What is ROE?

ROE equals net income divided by average shareholders' equity, expressed as a percentage. If a company earns $500 million on $2.5 billion in equity, its ROE is 20%. This means the company generates $0.20 of profit for every $1.00 of shareholder investment. The median ROE for S&P 500 companies is approximately 15-18%, though it varies widely by industry - software companies often exceed 30% while utilities average 8-10%.

DuPont Analysis

The DuPont framework decomposes ROE into three components: profit margin, asset turnover, and financial leverage. A company with 10% profit margin, 1.5x asset turnover, and 2.0x leverage has an ROE of 30%. This breakdown reveals whether high ROE comes from operational efficiency (desirable) or excessive debt (risky).

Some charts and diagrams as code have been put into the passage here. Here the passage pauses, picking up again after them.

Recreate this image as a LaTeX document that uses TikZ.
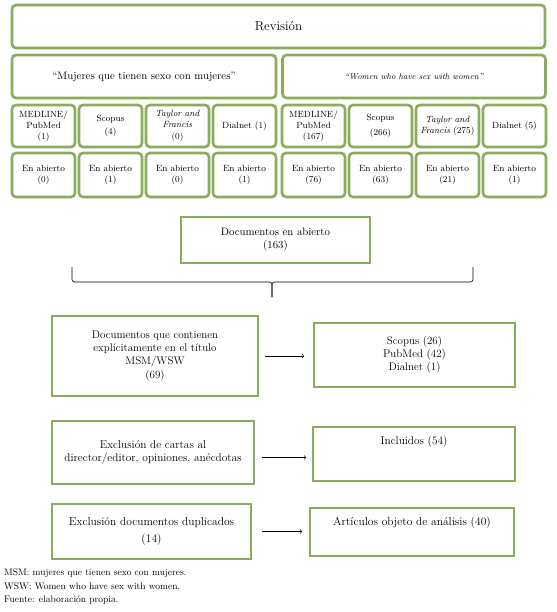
\documentclass[tikz,border=0pt]{standalone}
\usetikzlibrary{shadows}
\definecolor{olivegreen}{RGB}{139,172,90}
\newcommand{\fsz}[1]{\fontsize{#1}{1.2\dimexpr#1pt\relax}\selectfont}

\begin{document}
\begin{tikzpicture}
  [x=1pt,y=-1pt,
   rbox/.style={draw=olivegreen,line width=2.6pt,rounded corners=4pt,fill=white,
     drop shadow={opacity=.25,shadow xshift=.8pt,shadow yshift=-1.2pt},
     align=center,inner sep=1pt},
   sbox/.style={draw=olivegreen,line width=1.8pt,fill=white,align=center,inner sep=2pt},
   cell/.style={rbox,minimum width=63pt,minimum height=42pt,font=\fsz{9}}]
  \useasboundingbox (0,0) rectangle (556,612);
  \node[rbox,minimum width=533pt,minimum height=43pt,font=\fsz{13}] (rev) at (278.5,26.5) {Revisión};
  \node[rbox,minimum width=264pt,minimum height=43pt,font=\fsz{10.8}] (qm) at (144,76.5) {``Mujeres que tienen sexo con mujeres''};
  \node[rbox,minimum width=263pt,minimum height=43pt,font=\fsz{8.5}\itshape] (qw) at (414,76.5) {``Women who have sex with women''};
  % bases de datos
  \node[cell] (m1) at (43.5,126)  {MEDLINE/\\PubMed\\(1)};
  \node[cell] (m2) at (110.5,126) {Scopus\\[3pt](4)};
  \node[cell] (m3) at (177.5,126) {\textit{Taylor and}\\\textit{Francis}\\[2pt](0)};
  \node[cell] (m4) at (244.5,126) {Dialnet (1)};
  \node[cell] (w1) at (313.5,126) {MEDLINE/\\PubMed\\(167)};
  \node[cell] (w2) at (380.5,126) {Scopus\\[4pt](266)};
  \node[cell] (w3) at (447.5,126) {\textit{Taylor and}\\\textit{Francis} (275)};
  \node[cell] (w4) at (514.5,126) {Dialnet (5)};
  % en abierto
  \foreach \n/\x/\c in {am1/43.5/0,am2/110.5/1,am3/177.5/0,am4/244.5/1,aw1/313.5/76,aw2/380.5/63,aw3/447.5/21,aw4/514.5/1}
    \node[cell,minimum height=44pt] (\n) at (\x,175) {En abierto\\(\c)};
  \node[sbox,minimum width=189pt,minimum height=46pt,font=\fsz{10.8}] (docs) at (275.5,240) {Documentos en abierto\\(163)};
  % llave
  \coordinate (bl) at (72,267);
  \coordinate (br) at (473,267);
  \coordinate (bm) at (272,282);
  \coordinate (tip) at (272,297);
  \draw[rounded corners=2.5pt,line width=.6pt] (bl) |- (bm) -- (tip);
  \draw[rounded corners=2.5pt,line width=.6pt] (br) |- (bm) -- (tip);
  % cribado
  \node[sbox,minimum width=206pt,minimum height=80pt,font=\fsz{11}] (t1) at (155,356) {Documentos que contienen\\explícitamente en el título\\MSM/WSW\\(69)};
  \node[sbox,minimum width=201pt,minimum height=64pt,font=\fsz{11}] (t2) at (414.5,355) {Scopus (26)\\PubMed (42)\\Dialnet (1)};
  \node[sbox,minimum width=202pt,minimum height=63pt,font=\fsz{11.3}] (e1) at (153,452.5) {Exclusión de cartas al\\director/editor, opiniones, anécdotas};
  \node[sbox,minimum width=202pt,minimum height=54pt,font=\fsz{11.3}] (e2) at (414,454) {Incluidos (54)\\[14pt]};
  \node[sbox,minimum width=199pt,minimum height=55pt,font=\fsz{11.5}] (d1) at (151.5,531.5) {Exclusión documentos duplicados\\[3pt](14)};
  \node[sbox,minimum width=204pt,minimum height=48pt,font=\fsz{11.5}] (d2) at (412,532) {Artículos objeto de análisis (40)\\[8pt]};
  \draw[->,line width=.6pt,shorten <=6pt,shorten >=9pt] (t1) -- (t1 -| t2.west);
  \draw[->,line width=.6pt,shorten <=7pt,shorten >=6pt] ([yshift=-5pt]e1.east) -- ([yshift=-5pt]e1.east -| e2.west);
  \draw[->,line width=.6pt,shorten <=10pt,shorten >=7pt] (d1) -- (d1 -| d2.west);
  \node[anchor=north west,align=left,inner sep=0pt,font=\fsz{9.5}] (nota) at (4,569)
    {MSM: mujeres que tienen sexo con mujeres.\\[2pt]WSW: Women who have sex with women.\\[2pt]Fuente: elaboración propia.};
\end{tikzpicture}
\end{document}
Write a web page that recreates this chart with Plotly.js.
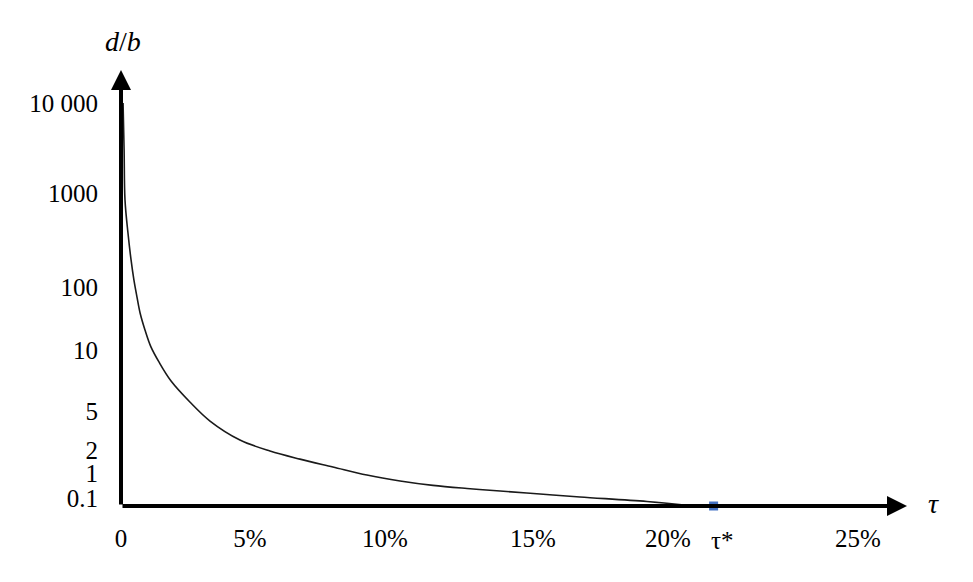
<!DOCTYPE html>
<html>
<head>
<meta charset="utf-8">
<script src="https://cdn.plot.ly/plotly-3.0.1.min.js"></script>
<style>
  html, body { margin: 0; padding: 0; background: #fff; }
  #chart { width: 973px; height: 582px; }
</style>
</head>
<body>
<div id="chart"></div>
<script>
(function () {
    'use strict';

    // curve: tau in %, d/b ratio
    const tauPct = [0.08, 0.12, 0.155, 0.27, 0.39, 0.5, 0.62, 0.74, 0.93, 1.16, 1.47, 1.94,
                    2.67, 3.45, 4.61, 5.74, 6.85, 8.07, 9.33, 10.51, 11.62, 12.77, 13.89,
                    15.26, 16.74, 19.22, 20.66];
    const dOverB = [10000, 3000, 840, 375, 194, 119, 69, 38.7, 20.8, 11.2, 8.73, 7.03,
                    5.54, 3.95, 2.53, 1.94, 1.52, 1.2, 0.83, 0.48, 0.32, 0.24, 0.19,
                    0.145, 0.11, 0.056, 0];
    const tauStar = 21.2;

    const xTickValues = [0, 5, 10, 15, 20, 25];
    const xTickLabels = ['0', '5%', '10%', '15%', '20%', '25%'];
    const yTickValues = [0.1, 1, 2, 5, 10, 100, 1000, 10000];
    const yTickLabels = ['0.1', '1', '2', '5', '10', '100', '1000', '10 000'];

    // the figure's axes are hand-spaced, not linear or log:
    // where each tick sits along its axis (axis units)
    const xStops = [0, 129, 264, 412, 547, 737];
    const yStops = [8, 33, 56, 95, 156, 219, 313, 403];
    const xLength = 786, yLength = 436;

    const xScale = function (t) {
        let i = 0;
        while (i < xTickValues.length - 2 && t > xTickValues[i + 1]) i++;
        const f = (t - xTickValues[i]) / (xTickValues[i + 1] - xTickValues[i]);
        return xStops[i] + f * (xStops[i + 1] - xStops[i]);
    };

    const yScale = function (v) {
        if (v <= yTickValues[0]) return v / yTickValues[0] * yStops[0];
        let i = 0;
        while (i < yTickValues.length - 2 && v > yTickValues[i + 1]) i++;
        const a = Math.log10(yTickValues[i]), b = Math.log10(yTickValues[i + 1]);
        const f = (Math.log10(v) - a) / (b - a);
        return yStops[i] + f * (yStops[i + 1] - yStops[i]);
    };

    const serif = 'Liberation Serif, Times New Roman, serif';

    const curve = {
        x: tauPct.map(xScale),
        y: dOverB.map(yScale),
        mode: 'lines',
        type: 'scatter',
        line: { color: '#1a1a1a', width: 1.6, shape: 'spline', smoothing: 1 },
        hoverinfo: 'skip'
    };
    const star = {
        x: [xScale(tauStar)],
        y: [0],
        mode: 'markers',
        type: 'scatter',
        marker: { symbol: 'square', size: 9, color: '#4472C4' },
        cliponaxis: false,
        hoverinfo: 'skip'
    };

    const arrow = function (x, y) {
        return {
            x: x, y: y, xref: 'x', yref: 'y',
            ax: 0, ay: 0, axref: 'x', ayref: 'y',
            showarrow: true, arrowhead: 2, arrowsize: 1, arrowwidth: 4,
            arrowcolor: '#000', text: ''
        };
    };

    const layout = {
        width: 973,
        height: 582,
        margin: { l: 121, r: 66, t: 70, b: 76 },
        paper_bgcolor: '#fff',
        plot_bgcolor: '#fff',
        showlegend: false,
        font: { family: serif, size: 25, color: '#000' },
        xaxis: {
            range: [0, xLength],
            showgrid: false, zeroline: false, showline: false,
            tickmode: 'array',
            tickvals: xTickValues.map(xScale),
            ticktext: xTickLabels,
            ticks: '',
            ticklabelstandoff: 15,
            tickfont: { family: serif, size: 25, color: '#000' }
        },
        yaxis: {
            range: [0, yLength],
            showgrid: false, zeroline: false, showline: false,
            tickmode: 'array',
            tickvals: yTickValues.map(yScale),
            ticktext: yTickLabels,
            ticks: '',
            ticklabelstandoff: 22,
            tickfont: { family: serif, size: 25, color: '#000' }
        },
        annotations: [
            arrow(xLength, 0),
            arrow(0, yLength),
            {
                text: '<i>d</i>/<i>b</i>', xref: 'paper', yref: 'paper',
                x: 2 / xLength, y: 1 + 28 / yLength, xanchor: 'center', yanchor: 'middle',
                showarrow: false, font: { family: serif, size: 28, color: '#000' }
            },
            {
                text: '<i>τ</i>', xref: 'paper', yref: 'paper',
                x: 1 + 26 / xLength, y: 3 / yLength, xanchor: 'center', yanchor: 'middle',
                showarrow: false, font: { family: serif, size: 28, color: '#000' }
            },
            {
                text: 'τ*', xref: 'x', yref: 'paper',
                x: xScale(tauStar), y: -34 / yLength, xshift: 9,
                xanchor: 'center', yanchor: 'middle',
                showarrow: false, font: { family: serif, size: 25, color: '#000' }
            }
        ]
    };

    window.Plotly.newPlot('chart', [curve, star], layout, { staticPlot: true });
}());
</script>
</body>
</html>
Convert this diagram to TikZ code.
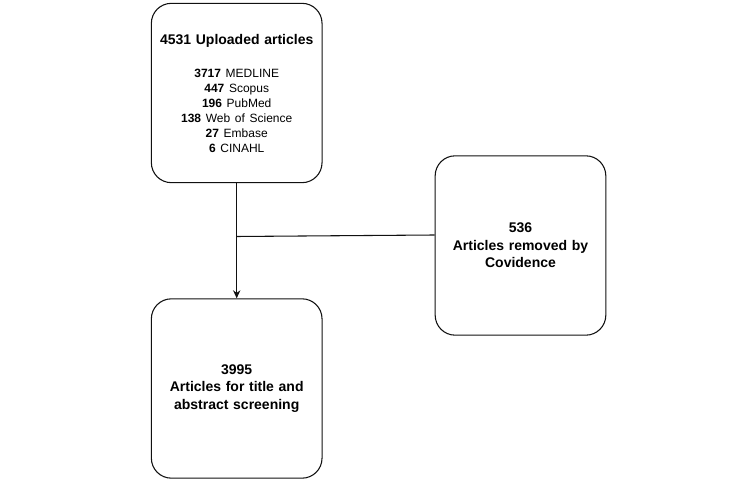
\documentclass[tikz,border=0pt]{standalone}
\usepackage{fontspec}
\setmainfont{Liberation Sans}
\usetikzlibrary{arrows.meta,positioning,calc}
\definecolor{ink}{HTML}{111111}
\newcommand{\srcline}[2]{{\bfseries #1} {\mdseries #2}}
\tikzset{box/.style={draw=ink,line width=0.8pt,rounded corners=15pt,align=center,text width=118pt,minimum width=128pt,minimum height=134.5pt,inner sep=0pt,font=\fontsize{10.5}{13}\selectfont\bfseries}, flow/.style={-{Stealth[length=6pt,width=5.5pt]},line width=0.8pt,draw=ink}, link/.style={line width=0.8pt,draw=ink}}

\begin{document}
\begin{tikzpicture}[x=0.75pt,y=-0.75pt]
\useasboundingbox (0,0) rectangle (733,484);
\node[box] (upload) at (236.7,93) {4531 Uploaded articles\\[13.5pt]
{\fontsize{9}{11.25}\selectfont
\srcline{3717}{MEDLINE}\\
\srcline{447}{Scopus}\\
\srcline{196}{PubMed}\\
\srcline{138}{Web of Science}\\
\srcline{27}{Embase}\\
\srcline{6}{CINAHL}\par}};
\node[box] (removed) at (520.5,245.5) {536\\ Articles removed by\\ Covidence};
\node[box] (screen) at (236.7,388.5) {3995\\ Articles for title and\\ abstract screening};
\coordinate (join) at (236.7,236.5);
\draw[flow] (upload.south)--(screen.north);
\draw[link] (removed.west |- 0,235)--(join);
\end{tikzpicture}
\end{document}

Two companies with identical 25% ROE may have very different risk profiles if one achieves it through margins and the other through leverage.

Key Considerations

High ROE driven by heavy debt is less sustainable than high ROE from strong margins. Companies that aggressively buy back shares reduce equity, mechanically inflating ROE without improving operations. Warren Buffett targets companies with consistently high ROE above 15% over 10+ years as a sign of durable competitive advantage. Compare ROE within the same industry, as capital-light businesses like software naturally have higher ROE than capital-intensive sectors like manufacturing.